Sara Cwynar, Encyclopedia Grid (Bananas) (2014). Courtesy of the Solomon R. Guggenheim Museum, New York.

Heavy on photoconceptualism, “Off the Record” comprises some 25 works—all but one of which were pulled from the museum’s own collection—from artists including Sadie Barnette, Sarah Charlesworth, Hank Willis Thomas, and Adrian Piper. It’s a group that represents a wide swath of generations, interests, and artistic practices. What unites them here, explains James, is a shared “skepticism of received history.”  

But how that sense of skepticism manifests in the work varies with each artist. For Sara Cwynar, represented in the exhibition by three pieces from her 2014 Encyclopedia Grid series, it’s an intellectual exercise. Taking a cue from the John Berger classic Ways of Seeing, the artist has culled various pictures of the same subject (bananas, Brigitte Bardot, the Acropolis) from multiple encyclopedias and rephotographed them—a process that shows us, without judgment, the representational quirks and biases of the supposedly objective resources. 

Sadie Barnette, <i>My Father's FBI File; Government Employees Installation</i> (2017). Courtesy of the Solomon R. Guggenheim Museum, New York.

Sadie Barnette, My Father’s FBI File; Government Employees Installation (2017). Courtesy of the Solomon R. Guggenheim Museum, New York.

Lisa Oppenheim, meanwhile, sees creative potential in the document’s deficiency. For a 2007 photo series, the artist reimagined details redacted from a group of Walker Evans’s Great Depression-era negatives, which were hole-punched to prevent publication.

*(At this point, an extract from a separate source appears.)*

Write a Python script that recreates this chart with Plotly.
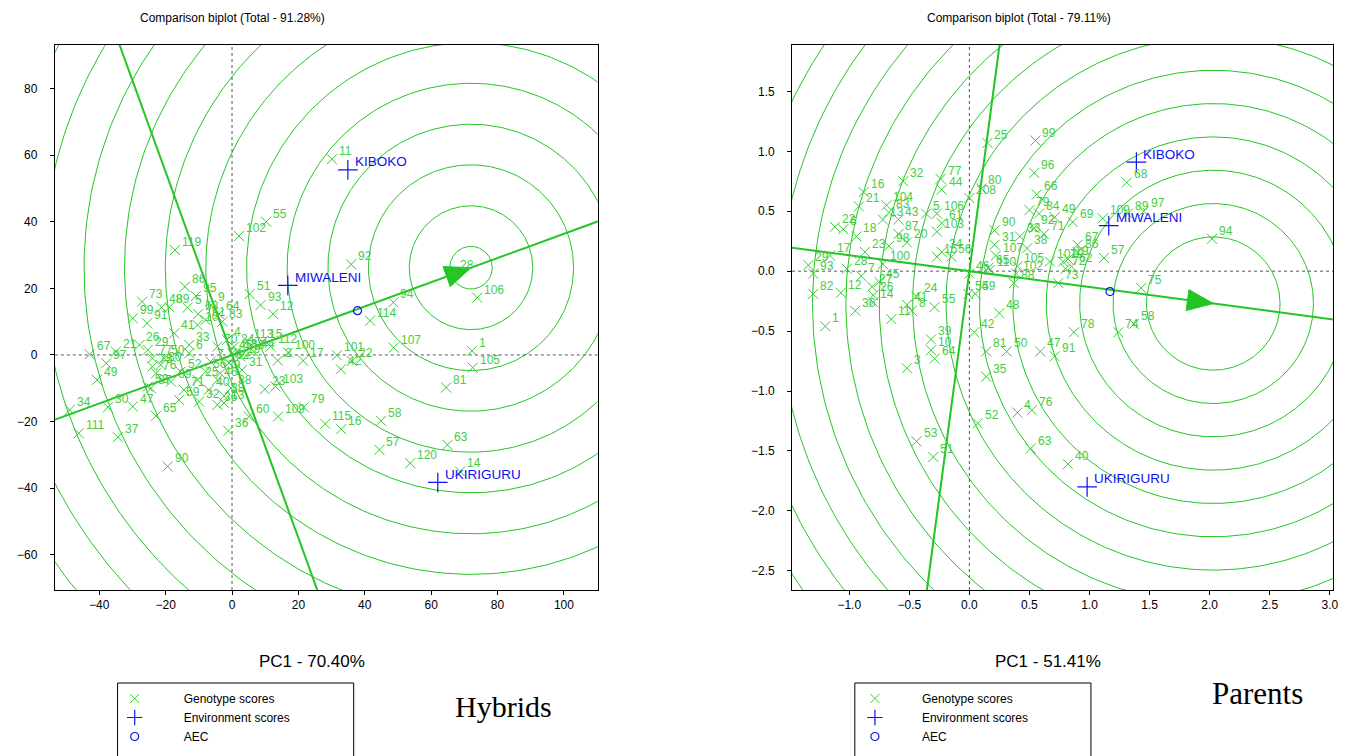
import numpy as np
import plotly.graph_objects as go

# ---------------- Hybrids (left) ----------------
H_LABELS = ["11","92","94","114","28","106","107","1","105","81","101","22","42","17","100","2","103","23",
            "60","109","79","36","115","16","58","57","120","63","14","55","102","51","93","12","119","86",
            "95","73","48","89","5","9","99","91","10","41","64","83","68","67","21","97","49","26","29","77",
            "50","80","6","33","76","75","53","87","69","25","46","56","59","32","65","47","30","34","111","37",
            "90","35","13","38","88","70","24","113","15","112","19","62","18","43","45","40","4","7","31","39",
            "44","52","61","71"]
H_PC1 = [30.1,35.9,48.6,41.6,66.5,73.9,48.7,72.3,72.5,64.5,31.6,36.1,32.8,21.4,16.9,13.8,13.1,9.9,
         5.1,13.9,21.6,-1.1,28.1,32.9,44.9,44.4,53.7,64.9,68.7,10.3,2.1,5.3,8.6,12.4,-17.2,-14.2,
         -10.9,-27.1,-21.2,-18.9,-13.4,-6.4,-29.9,-25.6,-10.4,-17.4,-3.9,-2.9,-10.2,-42.9,-35.0,-37.9,-40.7,-27.9,-25.4,-24.0,
         -20.4,-21.5,-12.9,-12.9,-22.9,-24.0,-25.4,-24.4,-18.4,-10.4,-4.4,-7.9,-16.0,-9.9,-22.9,-29.9,-37.4,-48.9,-46.2,-34.4,
         -19.4,-4.4,-2.4,-2.4,-0.3,-4.4,0.6,4.6,9.1,11.6,2.5,-0.9,1.5,3.5,0.0,-7.0,-1.5,-6.5,3.0,-3.5,
         6.5,-15.5,-8.0,-14.5]
H_PC2 = [58.8,27.2,15.8,10.3,24.6,17.2,2.2,1.2,-3.8,-9.8,-0.1,-1.8,-4.3,-1.7,0.7,-1.7,-9.5,-10.3,
         -18.5,-18.5,-15.7,-22.8,-20.7,-22.3,-19.8,-28.5,-32.5,-27.0,-35.0,40.0,35.7,18.3,15.0,12.3,31.5,20.5,
         17.7,16.0,14.3,14.3,14.2,15.0,11.0,9.5,9.0,6.5,12.3,10.0,12.3,0.2,1.0,-2.5,-7.5,3.0,1.5,-1.0,
         -1.0,-3.0,0.5,3.0,-5.5,-3.5,-9.5,-10.0,-8.0,-7.5,-7.5,-5.0,-13.5,-14.0,-18.3,-15.5,-15.7,-16.5,-23.5,-24.7,
         -33.5,-15.0,-14.4,-12.3,-9.9,2.5,2.5,4.0,4.0,2.5,-0.5,-2.4,1.0,0.5,0.5,-10.5,4.5,-2.0,-4.5,-5.5,
         1.0,-5.0,10.5,-10.5]
H_ENV = ["KIBOKO", "MIWALENI", "UKIRIGURU"]
H_ENV_PC1 = [34.9, 16.8, 62.0]
H_ENV_PC2 = [55.6, 20.9, -38.3]
H_AEC = [37.8, 13.3]
H_IDEAL = [72.0, 26.2]
H_RINGS = [6.4, 18.6, 30.9, 43.1, 55.4, 67.6, 79.9, 92.1, 104.4, 116.6, 128.9, 141.1, 153.4, 165.6]
H_XTICKS = [-40, -20, 0, 20, 40, 60, 80, 100]
H_YTICKS = [-60, -40, -20, 0, 20, 40, 60, 80]

# ---------------- Parents (right) ----------------
P_LABELS = ["16","21","32","104","83","13","43","5","22","6","18","87","20","98","17","23","100","29","93","28",
            "7","45","27","82","12","26","24","1","36","14","11","41","8","55","39","10","64","3","53","51",
            "25","99","77","44","80","108","96","66","79","84","49","69","109","90","33","92","71","31","38","107",
            "110","105","102","101","88","73","67","86","57","62","72","70","19","15","56","106","61","103","34","46",
            "65","54","59","48","42","81","50","47","91","78","35","4","76","52","63","40","68","89","97","94",
            "75","58","74"]
P_PC1 = [-0.88,-0.92,-0.55,-0.69,-0.67,-0.72,-0.59,-0.36,-1.12,-1.05,-0.94,-0.59,-0.52,-0.67,-1.16,-0.87,-0.72,-1.34,-1.30,-1.02,
         -0.90,-0.75,-0.81,-1.30,-1.07,-0.80,-0.44,-1.20,-0.95,-0.80,-0.65,-0.52,-0.48,-0.29,-0.32,-0.32,-0.29,-0.52,-0.44,-0.30,
         0.15,0.55,-0.24,-0.23,0.10,0.00,0.54,0.56,0.50,0.58,0.71,0.86,1.11,0.21,0.42,0.54,0.62,0.21,0.48,0.22,
         0.17,0.40,0.39,0.67,0.37,0.74,0.90,0.90,1.12,0.85,0.80,0.78,0.82,-0.27,-0.15,-0.27,-0.23,-0.27,-0.23,0.00,
         0.16,-0.01,0.05,0.25,0.04,0.14,0.31,0.59,0.71,0.87,0.14,0.40,0.52,0.07,0.51,0.82,1.31,1.32,1.45,2.02,
         1.43,1.37,1.24]
P_PC2 = [0.66,0.54,0.75,0.55,0.49,0.43,0.43,0.48,0.37,0.35,0.29,0.31,0.24,0.21,0.13,0.16,0.06,0.05,-0.02,0.02,
         -0.04,-0.09,-0.13,-0.19,-0.18,-0.20,-0.21,-0.46,-0.33,-0.26,-0.40,-0.28,-0.33,-0.30,-0.57,-0.66,-0.73,-0.81,-1.42,-1.55,
         1.07,1.09,0.77,0.68,0.69,0.61,0.82,0.64,0.51,0.48,0.45,0.41,0.44,0.34,0.29,0.36,0.31,0.22,0.19,0.13,
         0.01,0.04,-0.02,0.08,-0.10,-0.10,0.22,0.16,0.11,0.04,0.02,0.08,0.10,0.12,0.12,0.48,0.40,0.33,0.16,-0.02,
         0.03,-0.19,-0.19,-0.35,-0.51,-0.67,-0.67,-0.67,-0.71,-0.51,-0.88,-1.18,-1.16,-1.27,-1.48,-1.61,0.74,0.48,0.50,0.27,
         -0.14,-0.44,-0.51]
P_ENV = ["KIBOKO", "MIWALENI", "UKIRIGURU"]
P_ENV_PC1 = [1.39, 1.16, 0.98]
P_ENV_PC2 = [0.91, 0.38, -1.80]
P_AEC = [1.17, -0.17]
P_IDEAL = [2.03, -0.27]
P_RINGS = [0.556, 0.834, 1.112, 1.390, 1.668, 1.946, 2.224, 2.502, 2.780, 3.058, 3.336, 3.614, 3.892, 4.170]
P_XTICKS = [-1.0, -0.5, 0.0, 0.5, 1.0, 1.5, 2.0, 2.5, 3.0]
P_YTICKS = [-2.5, -2.0, -1.5, -1.0, -0.5, 0.0, 0.5, 1.0, 1.5]

GREEN = "#33CC33"
LABELG = "#44CC44"
LINEG = "#22C522"
BLUE = "#1010F0"
FONT = "Arial, Liberation Sans, sans-serif"

W, Hh = 1352, 756
panels = [
    dict(px0=55, px1=600, xr=[-53.4, 110.2], yr=[-70.6, 93.1]),
    dict(px0=795, px1=1338, xr=[-1.476, 3.027], yr=[-2.66, 1.887]),
]
py0, py1 = 45, 590

fig = go.Figure()


def add_panel(idx, labels, pc1, pc2, env, epc1, epc2, aec, ideal, rings, arrow_len, arrow_hw, legend_name):
    xa = "x" if idx == 0 else "x2"
    ya = "y" if idx == 0 else "y2"
    xr = panels[idx]["xr"]
    yr = panels[idx]["yr"]
    t = np.linspace(0, 2 * np.pi, 361)
    cx, cy = ideal
    # concentric circles
    for r in rings:
        fig.add_trace(go.Scatter(x=cx + r * np.cos(t), y=cy + r * np.sin(t), mode="lines",
                                 line=dict(color=LINEG, width=1), xaxis=xa, yaxis=ya,
                                 showlegend=False, hoverinfo="skip"))
    # dotted axes
    fig.add_trace(go.Scatter(x=[xr[0], xr[1]], y=[0, 0], mode="lines",
                             line=dict(color="#555555", width=1, dash="dot"), xaxis=xa, yaxis=ya,
                             showlegend=False, hoverinfo="skip"))
    fig.add_trace(go.Scatter(x=[0, 0], y=[yr[0], yr[1]], mode="lines",
                             line=dict(color="#555555", width=1, dash="dot"), xaxis=xa, yaxis=ya,
                             showlegend=False, hoverinfo="skip"))
    # AEC abscissa (through origin and ideal point) and ordinate
    u = np.array(ideal) / np.hypot(*ideal)
    n = np.array([-u[1], u[0]])
    big = 10 * max(abs(xr[0]), abs(xr[1]), abs(yr[0]), abs(yr[1]))
    fig.add_trace(go.Scatter(x=[-big * u[0], big * u[0]], y=[-big * u[1], big * u[1]], mode="lines",
                             line=dict(color=LINEG, width=2), xaxis=xa, yaxis=ya,
                             showlegend=False, hoverinfo="skip"))
    fig.add_trace(go.Scatter(x=[-big * n[0], big * n[0]], y=[-big * n[1], big * n[1]], mode="lines",
                             line=dict(color=LINEG, width=2), xaxis=xa, yaxis=ya,
                             showlegend=False, hoverinfo="skip"))
    # arrow head at ideal point
    tip = np.array(ideal)
    base = tip - arrow_len * u
    tri = np.array([tip, base + arrow_hw * n, base - arrow_hw * n, tip])
    fig.add_trace(go.Scatter(x=tri[:, 0], y=tri[:, 1], mode="lines", fill="toself",
                             fillcolor=LINEG, line=dict(color=LINEG, width=1), xaxis=xa, yaxis=ya,
                             showlegend=False, hoverinfo="skip"))
    # genotypes
    fig.add_trace(go.Scatter(x=pc1, y=pc2, mode="markers",
                             marker=dict(symbol="x-thin", size=10, line=dict(color=GREEN, width=1)),
                             xaxis=xa, yaxis=ya, showlegend=False))
    for lab, gx, gy in zip(labels, pc1, pc2):
        fig.add_annotation(x=gx, y=gy, xref=xa, yref=ya, text=lab, showarrow=False,
                           xanchor="left", yanchor="middle", xshift=5, yshift=8,
                           font=dict(family=FONT, size=12, color=LABELG))
    # environments
    fig.add_trace(go.Scatter(x=epc1, y=epc2, mode="markers",
                             marker=dict(symbol="cross-thin", size=14, line=dict(color=BLUE, width=1.2)),
                             xaxis=xa, yaxis=ya, showlegend=False))
    for lab, gx, gy in zip(env, epc1, epc2):
        fig.add_annotation(x=gx, y=gy, xref=xa, yref=ya, text=lab, showarrow=False,
                           xanchor="left", yanchor="middle", xshift=5, yshift=8,
                           font=dict(family=FONT, size=13.5, color=BLUE))
    # AEC point
    fig.add_trace(go.Scatter(x=[aec[0]], y=[aec[1]], mode="markers",
                             marker=dict(symbol="circle-open", size=8, color=BLUE, line=dict(width=1.2)),
                             xaxis=xa, yaxis=ya, showlegend=False))
    # legend-only entries
    fig.add_trace(go.Scatter(x=[None], y=[None], mode="markers", name="Genotype scores",
                             marker=dict(symbol="x-thin", size=9, line=dict(color=GREEN, width=1)),
                             xaxis=xa, yaxis=ya, legend=legend_name))
    fig.add_trace(go.Scatter(x=[None], y=[None], mode="markers", name="Environment scores",
                             marker=dict(symbol="cross-thin", size=11, line=dict(color=BLUE, width=1.2)),
                             xaxis=xa, yaxis=ya, legend=legend_name))
    fig.add_trace(go.Scatter(x=[None], y=[None], mode="markers", name="AEC",
                             marker=dict(symbol="circle-open", size=8, color=BLUE, line=dict(width=1.2)),
                             xaxis=xa, yaxis=ya, legend=legend_name))


add_panel(0, H_LABELS, H_PC1, H_PC2, H_ENV, H_ENV_PC1, H_ENV_PC2, H_AEC, H_IDEAL, H_RINGS,
          7.8, 3.2, "legend")
add_panel(1, P_LABELS, P_PC1, P_PC2, P_ENV, P_ENV_PC1, P_ENV_PC2, P_AEC, P_IDEAL, P_RINGS,
          0.216, 0.088, "legend2")

axis_common = dict(showgrid=False, zeroline=False, showline=True, linecolor="black", linewidth=1,
                   mirror=True, ticks="outside", ticklen=4, tickcolor="black",
                   tickfont=dict(family=FONT, size=12, color="black"))

ydom = [1 - py1 / Hh, 1 - py0 / Hh]
fig.update_layout(
    width=W, height=Hh, margin=dict(l=0, r=0, t=0, b=0),
    paper_bgcolor="white", plot_bgcolor="white",
    xaxis=dict(domain=[panels[0]["px0"] / W, panels[0]["px1"] / W], range=panels[0]["xr"],
               tickvals=H_XTICKS, anchor="y", **axis_common),
    yaxis=dict(domain=ydom, range=panels[0]["yr"], tickvals=H_YTICKS, anchor="x",
               ticklabelstandoff=10, **axis_common),
    xaxis2=dict(domain=[panels[1]["px0"] / W, panels[1]["px1"] / W], range=panels[1]["xr"],
                tickvals=P_XTICKS, tickformat=".1f", anchor="y2", **axis_common),
    yaxis2=dict(domain=ydom, range=panels[1]["yr"], tickvals=P_YTICKS, tickformat=".1f", anchor="x2",
                ticklabelstandoff=10, **axis_common),
    legend=dict(x=86 / W, y=1 - 684 / Hh, xanchor="left", yanchor="top", itemwidth=88,
                font=dict(family=FONT, size=12, color="black"), bgcolor="rgba(0,0,0,0)",
                tracegroupgap=0),
    legend2=dict(x=831 / W, y=1 - 684 / Hh, xanchor="left", yanchor="top", itemwidth=84,
                 font=dict(family=FONT, size=12, color="black"), bgcolor="rgba(0,0,0,0)",
                 tracegroupgap=0),
    showlegend=True,
)

annots = [
    dict(text="Comparison biplot (Total - 91.28%)", x=233 / W, y=1 - 18 / Hh, size=12, family=FONT),
    dict(text="Comparison biplot (Total - 79.11%)", x=1023 / W, y=1 - 18 / Hh, size=12, family=FONT),
    dict(text="PC1 - 70.40%", x=313 / W, y=1 - 661 / Hh, size=17, family=FONT),
    dict(text="PC1 - 51.41%", x=1052 / W, y=1 - 661 / Hh, size=17, family=FONT),
    dict(text="Hybrids", x=505 / W, y=1 - 706 / Hh, size=30, family="Liberation Serif, Times New Roman, serif"),
    dict(text="Parents", x=1262 / W, y=1 - 693 / Hh, size=31, family="Liberation Serif, Times New Roman, serif"),
]
for a in annots:
    fig.add_annotation(text=a["text"], x=a["x"], y=a["y"], xref="paper", yref="paper",
                       xanchor="center", yanchor="middle", showarrow=False,
                       font=dict(family=a["family"], size=a["size"], color="black"))

# legend frames
for (x0, x1) in [(118, 355), (858, 1095)]:
    fig.add_shape(type="rect", xref="paper", yref="paper", x0=x0 / W, x1=x1 / W,
                  y0=-0.05, y1=1 - 683 / Hh, line=dict(color="black", width=1), fillcolor="rgba(0,0,0,0)")

fig.write_html("out.html")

Oppenheim’s own small circular photographs, paired next to Evans’s originals, read as a kind of revisionist history—albeit one that is just as flawed as its source material.

Other examples are more charged, such as prints from Carrie Mae Weems’s iconic 1995-96 series “From Here I Saw What Happened and I Cried,” in which the artist appropriates ethnographic photos of enslaved people to show how photography was used to reinforce racial inequality. Each is paired with a pointed phrase: “DESCENDING THE THRONE YOU BECAME FOOT SOLDIER & COOK,” reads one.

Hank Willis Thomas, <i>Something To Believe In</i> (1984/2007). © Hank Willis Thomas Photography. Courtesy of the Solomon R. Guggenheim Museum, New York.

Hank Willis Thomas, Something To Believe In (1984/2007). © Hank Willis Thomas
Photography. Courtesy of the Solomon R. Guggenheim Museum, New York.

Like these examples, almost all of the artists in the exhibition draw on material from generations past. But that’s not to say that the show doesn’t have something to say about the contemporary moment, James points out—even if its message has little to do with the Trump era specifically. 

Best exemplifying this is the one work in the show that doesn’t belong to the museum’s collection: a 2020 wall-hung assemblage by Tomashi Jackson, in which an archival print of President Lyndon B. Johnson signing the Voting Rights Act is overlaid with paint and campaign materials for a 2018 gubernatorial race. 

It’s a piece that literally fuses the past with the present, the “official” with the unofficial. And it alludes to another theme that ties together the various pieces in the show: “power,” says the curator, ”whether that power is because of the institution itself or power in a narrative that has been received in a certain way over time.”